Why I no longer wish to identify as a mental health professional

After 25 years as a practicing mental health professional in multiple capacities, I have decided that I no longer wish to operate in that system. Therefore, I am abandoning the therapist identity and the culture that goes with it in order to adopt an alternative professional role that can best be captured as a guide, coach, counselor, or mentor.

Consequently, I will be operating outside of what has become a repressive and intrusive mental health culture and regulatory environment that is getting worse every day. This will allow me to practice with the professional freedom that gives my clients the best chance of success and does not compromise my values. I hope my example shines the way for others to follow.
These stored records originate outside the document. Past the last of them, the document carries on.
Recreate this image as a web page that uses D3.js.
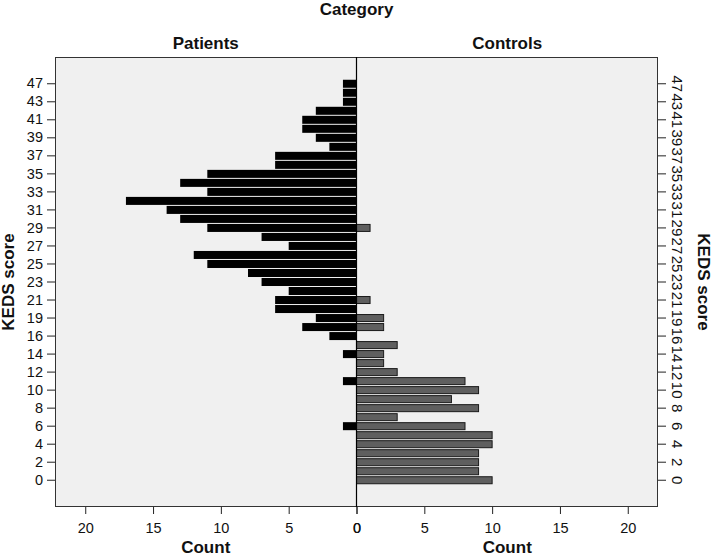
<!DOCTYPE html>
<html>
<head>
<meta charset="utf-8">
<script src="https://cdn.jsdelivr.net/npm/d3@7"></script>
<style>
  html, body { margin: 0; padding: 0; background: #fff; }
  svg { display: block; font-family: "Liberation Sans", Arial, sans-serif; }
</style>
</head>
<body>
<svg id="chart" width="712" height="557"></svg>
<script>
// KEDS score categories (top to bottom)
const scores = ["47","45","43","42","41","40","39","38","37","36","35","34","33","32","31","30",
  "29","28","27","26","25","24","23","22","21","20","19","17","16","15","14","13","12","11",
  "10","9","8","7","6","5","4","3","2","1","0"];
const patients = [1,1,1,3,4,4,3,2,6,6,11,13,11,17,14,13,
  11,7,5,12,11,8,7,5,6,6,3,4,2,0,1,0,0,1,
  0,0,0,0,1,0,0,0,0,0,0];
const controls = [0,0,0,0,0,0,0,0,0,0,0,0,0,0,0,0,
  1,0,0,0,0,0,0,0,1,0,2,2,0,3,2,2,3,8,
  9,7,9,3,8,10,10,9,9,9,10];
const countTicks = [0,5,10,15,20];
const groups = ["Patients","Controls"];
const yTickLabels = scores.filter((d,i) => i % 2 === 0);

(function () {
const svg = d3.select("#chart");
const pL = 55, pR = 658, pT = 57, pB = 507;
const mid = (pL + pR) / 2;
const maxCount = 22.23;

const y = d3.scaleBand().domain(scores).range([pT, pB]).paddingInner(0).paddingOuter(2.47);
const xL = d3.scaleLinear().domain([0, maxCount]).range([mid, pL]);
const xR = d3.scaleLinear().domain([0, maxCount]).range([mid, pR]);

// plot background
svg.append("rect").attr("x", pL).attr("y", pT).attr("width", pR-pL).attr("height", pB-pT)
  .attr("fill", "#f0f0f0");

// patients bars
svg.append("g").selectAll("rect").data(scores).join("rect")
  .attr("x", (d,i) => xL(patients[i]))
  .attr("y", d => y(d) + 0.5)
  .attr("width", (d,i) => xL(0) - xL(patients[i]))
  .attr("height", y.bandwidth() - 1)
  .attr("fill", "#000")
  .attr("display", (d,i) => patients[i] > 0 ? null : "none");

// controls bars
svg.append("g").selectAll("rect").data(scores).join("rect")
  .attr("x", (d,i) => xR(0))
  .attr("y", d => y(d) + 1)
  .attr("width", (d,i) => xR(controls[i]) - xR(0))
  .attr("height", y.bandwidth() - 2)
  .attr("fill", "#5f5f5f")
  .attr("stroke", "#1a1a1a")
  .attr("stroke-width", 1)
  .attr("display", (d,i) => controls[i] > 0 ? null : "none");

// frame and center line
svg.append("rect").attr("x", pL + 0.5).attr("y", pT + 0.5).attr("width", pR-pL-1).attr("height", pB-pT-1)
  .attr("fill", "none").attr("stroke", "#333").attr("stroke-width", 1);
svg.append("line").attr("x1", mid).attr("x2", mid).attr("y1", pT).attr("y2", pB)
  .attr("stroke", "#000").attr("stroke-width", 1.2);

// left y axis
const gyL = svg.append("g").attr("transform", `translate(${pL},0)`)
  .call(d3.axisLeft(y).tickValues(yTickLabels).tickSize(8).tickPadding(4));
gyL.select(".domain").remove();
gyL.selectAll(".tick line").attr("stroke", "#222");
gyL.selectAll(".tick text").attr("font-size", 14.5).attr("fill", "#111")
  .attr("font-family", "'Liberation Sans', Arial, sans-serif");

// right y axis (rotated labels)
const gyR = svg.append("g").attr("transform", `translate(${pR},0)`)
  .call(d3.axisRight(y).tickValues(yTickLabels).tickSize(8));
gyR.select(".domain").remove();
gyR.selectAll(".tick line").attr("stroke", "#222");
gyR.selectAll(".tick text")
  .attr("x", 0).attr("dy", 0)
  .attr("transform", "translate(14,0) rotate(90)")
  .attr("text-anchor", "middle")
  .attr("font-size", 15).attr("fill", "#111")
  .attr("font-family", "'Liberation Sans', Arial, sans-serif");

// bottom axes
[xL, xR].forEach(sc => {
  const g = svg.append("g").attr("transform", `translate(0,${pB})`)
    .call(d3.axisBottom(sc).tickValues(countTicks).tickSize(7).tickPadding(9));
  g.select(".domain").remove();
  g.selectAll(".tick line").attr("stroke", "#222");
  g.selectAll(".tick text").attr("font-size", 14.5).attr("fill", "#111")
    .attr("font-family", "'Liberation Sans', Arial, sans-serif");
});

// titles
const bold = sel => sel.attr("font-weight", "bold").attr("font-size", 17).attr("fill", "#111").attr("text-anchor", "middle");
svg.append("text").attr("x", mid).attr("y", 15).text("Category").call(bold);
svg.append("text").attr("x", (pL+mid)/2).attr("y", 49).text(groups[0]).call(bold);
svg.append("text").attr("x", (mid+pR)/2).attr("y", 49).text(groups[1]).call(bold);
svg.append("text").attr("x", (pL+mid)/2).attr("y", 553).text("Count").call(bold);
svg.append("text").attr("x", (mid+pR)/2).attr("y", 553).text("Count").call(bold);
svg.append("text").attr("transform", `translate(14,${(pT+pB)/2}) rotate(-90)`).text("KEDS score").call(bold);
svg.append("text").attr("transform", `translate(698,${(pT+pB)/2}) rotate(90)`).text("KEDS score").call(bold);
})();
</script>
</body>
</html>
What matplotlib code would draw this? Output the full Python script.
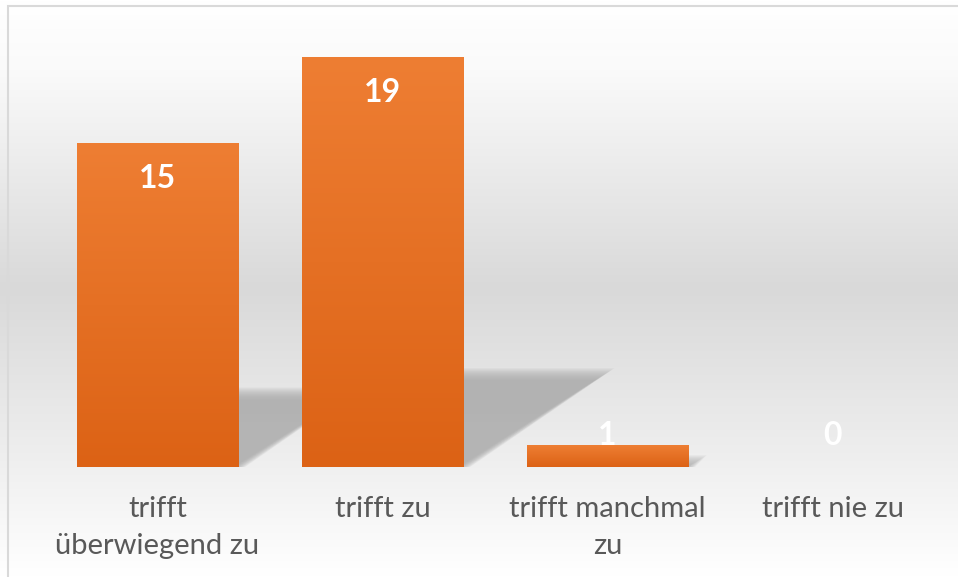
import numpy as np
import matplotlib.pyplot as plt
from matplotlib.colors import LinearSegmentedColormap
from matplotlib.patches import Rectangle, Polygon

categories = ["trifft\nüberwiegend zu", "trifft zu", "trifft manchmal\nzu", "trifft nie zu"]
values = [15, 19, 1, 0]

W, H = 958, 577
fig = plt.figure(figsize=(W / 100, H / 100), dpi=100)

# background with vertical gradient and thin border
bg = fig.add_axes([0, 0, 1, 1], zorder=-1)
bg_cmap = LinearSegmentedColormap.from_list(
    "bg", [(0, "#ffffff"), (0.12, "#fafafa"), (0.5, "#d9d9d9"), (0.8, "#efefef"), (1, "#ffffff")])
grad = np.linspace(0, 1, 256).reshape(-1, 1)
bg.imshow(grad, cmap=bg_cmap, aspect="auto", extent=[0, 1, 0, 1], origin="upper")
bg.add_patch(Rectangle((8 / W, -0.1), 1.2, 1 - 6 / H + 0.1, fill=False,
                       edgecolor="#d9d9d9", linewidth=1.5))
bg.set_xlim(0, 1)
bg.set_ylim(0, 1)
bg.axis("off")

ax = fig.add_axes([45 / W, (H - 467) / H, 900 / W, 432 / H])
ax.set_facecolor("none")
x = np.arange(len(categories))
width = 0.716

# soft perspective shadows behind bars (layered to fake a blur)
px_x = 1 / 225.0   # one pixel in data units along x
px_y = 20 / 432.0  # one pixel in data units along y
for xi, v in zip(x, values):
    if v <= 0:
        continue
    sh = 0.224 * v
    dx = 0.0328 * v
    x0, x1 = xi - width / 2, xi + width / 2
    for e in np.linspace(7, -5, 13):
        poly = Polygon([(x0, 0), (x1 + e * px_x, 0),
                        (x1 + dx + e * 1.6 * px_x, sh + e * px_y),
                        (x0 + dx, sh + e * px_y)],
                       closed=True, facecolor="#a8a8a8", edgecolor="none", alpha=0.11, zorder=1)
        ax.add_patch(poly)

bar_cmap = LinearSegmentedColormap.from_list("bar", ["#dc6215", "#ee7e33"])
bars = ax.bar(x, values, width=width, color="#e67025", zorder=2)
for b in bars:
    if b.get_height() <= 0:
        continue
    im = ax.imshow(grad, cmap=bar_cmap, aspect="auto", origin="lower",
                   extent=[b.get_x(), b.get_x() + b.get_width(), 0, b.get_height()], zorder=3)
    im.set_clip_path(b)

for xi, v in zip(x, values):
    ax.text(xi, max(v - 1.65, 1.45), str(v), ha="center", va="center",
            color="white", fontsize=23, fontweight="bold", family="Lato", zorder=4)

ax.set_xlim(-0.5, len(categories) - 0.5)
ax.set_ylim(0, 20)
ax.set_xticks(x)
ax.set_xticklabels(categories, fontsize=21, color="#595959", family="Lato", linespacing=1.5)
ax.tick_params(axis="x", length=0, pad=21)
ax.set_yticks([])
for s in ax.spines.values():
    s.set_visible(False)

fig.savefig("out.png", dpi=100)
I am in values conflict in the following areas:

  • I am tired of having to put a label on someone in order to be paid to help them.
  • I do not like having to compromise my strengths-based and systems philosophies in order to play in the pathology-based medical/mental health system.
  • I believe the over-medication of America, and especially America’s children, is a national scandal that I do not wish to support by associating with it in any way.
  • I believe the pathology-based assessment and treatment planning documentation requirements that many of us are subjected to in agency settings, are draconian, anti-therapeutic, and immoral.
  • I am alarmed by the recent disclosures of massive governmental intrusions on patient privacy and believe I am complicit in harming my clients by subjecting them to those abuses via their relationship with me.
  • I believe progress notes that therapists are required to do, harm clients more often than they help them.
  • I believe the mental health system will continue to deteriorate as the Affordable Care Law is implemented.
In my new coaching role I will function similarly as I have in my role as a military and family life counselor for these past five years. This is a professional role that has been sanctioned by the Department of Defense, and thus has the full support of the United States government. In that capacity I help service-members and their families solve problems and seek solutions without intervening in mental health situations. As importantly, in order to protect the privacy of service-members and their families, we keep no progress notes and we write nothing down that could compromise personally identifiable information. If it is good for the military it is good for all American citizens.

Nothing bad has happened to me that has lead me to this action. This is a voluntary decision that will simply allow me to be more congruent with my values in my professional life. I am tired of going along to get along. Many senior practitioners of mental health services have already taken this step. My hope is that others will follow as more and more professionals abandon a mental health system that is broken and increasingly uncompromising.